Provision Your Vonage Resources

Configure your environment using the Vonage API Dashboard.

Create a Voice Application

  1. Navigate to Applications > Create a new application.
  2. Give your application a name (e.g., Simple-IVR-Speech-DTMF).
  3. Click Generate public and private key.
  4. Move the downloaded private.key file into your simple-ivr project folder.
  5. Under Capabilities, enable Voice.
  6. Set the Answer URL to your ngrok URL with /webhooks/answer appended. Example: https://{random-id}.ngrok.app/webhooks/answer. Set the method to
    GET
    .
  7. Set the Event URL to your ngrok URL with /webhooks/events appended. Example: https://{random-id}.ngrok.app/webhooks/events. Set the method to
    POST
    .
  8. Click Generate new application at the bottom.
  1. Navigate to Phone Numbers > Buy Numbers and rent a number with Voice capabilities.
  2. Go back to Applications, select your IVR application, and link the new number to it.

Handle the Inbound Call

When a user calls your number, Vonage requests an NCCO (Call Control Object) from your Answer URL. Create a file named index.js and add the following code:

const express = require('express');
const bodyParser = require('body-parser');

const app = express();
app.use(bodyParser.json());

// 1. Initial greeting and input request
app.get('/webhooks/answer', (req, res) => {
  const ncco = [
    {
      action: 'talk',
      text: 'Hello. Please enter a digit or say something.',
      bargeIn: true
    },
    {
      action: 'input',
      type: ['dtmf', 'speech'],
      dtmf: { maxDigits: 1 },
      speech: { language: 'en-us' },
      eventUrl: [`${req.protocol}://${req.get('host')}/webhooks/input`]
    }
  ];

  res.json(ncco);
});

Process Speech and DTMF Input

Add the input handler to your index.js to process the payload Vonage sends back once the user interacts with the menu.

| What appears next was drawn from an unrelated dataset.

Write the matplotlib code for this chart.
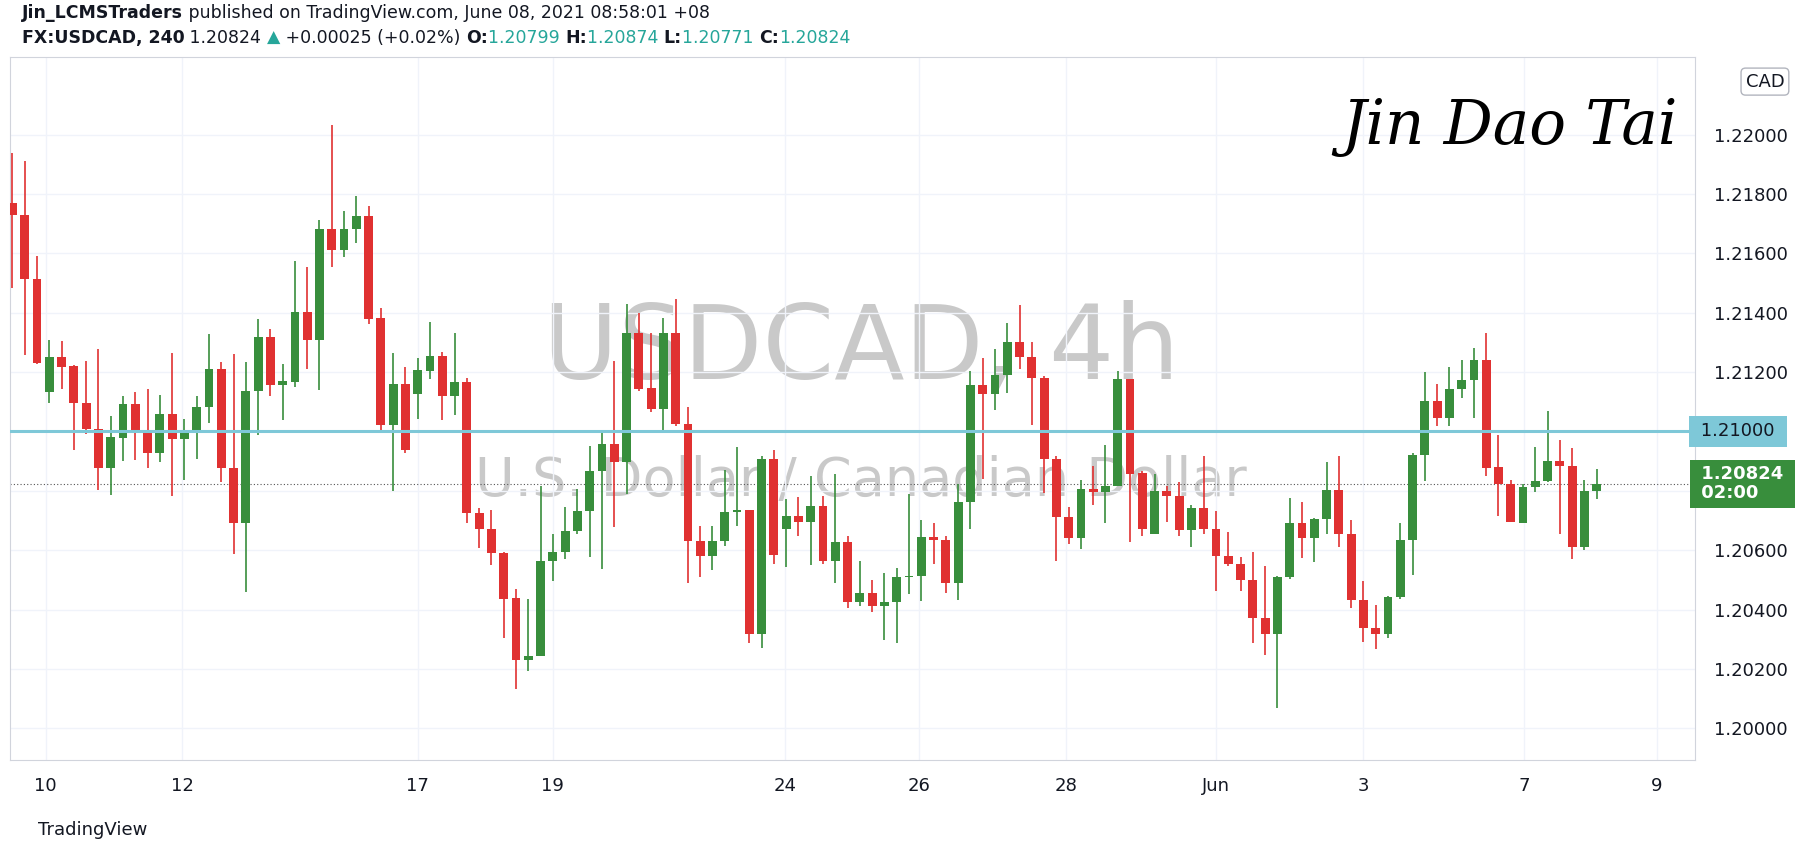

// 2. Handle the user's response
app.post('/webhooks/input', (req, res) => {
  let responseText = "I'm sorry, I didn't catch that.";

  if (req.body.dtmf && req.body.dtmf.digits) {
    responseText = `You pressed ${req.body.dtmf.digits}.`;
  }
  else if (req.body.speech && req.body.speech.results) {
    const transcript = req.body.speech.results[0].text;
    responseText = `You said: ${transcript}.`;
  }

  res.json([{ action: 'talk', text: responseText }]);
});

// 3. Log call events
app.post('/webhooks/events', (req, res) => {
  res.sendStatus(200);
});

app.listen(3000, () => console.log(`IVR server running on port 3000`));

Test the IVR

  1. Start your server: node index.js.
  2. Call your Vonage number:
  • Keypad: Press 1. The IVR should say, You pressed 1.
  • Speech: Say Hello. The IVR should say, You said: Hello.

Next Steps

  1. Call Transfer: Add a connect action to connect the caller to the relevant department based on user input via phone number, SIP endpoint, or your web application using the Client SDK.
  2. Call Recording: Record and transcribe the call with record action.
  3. Voice AI: Pass user input to your AI agent to provide the caller with valuable information.
  4. Customization: Change text-to-speech voice or use the stream action in your NCCO to play pre-recorded MP3 files instead of text-to-speech.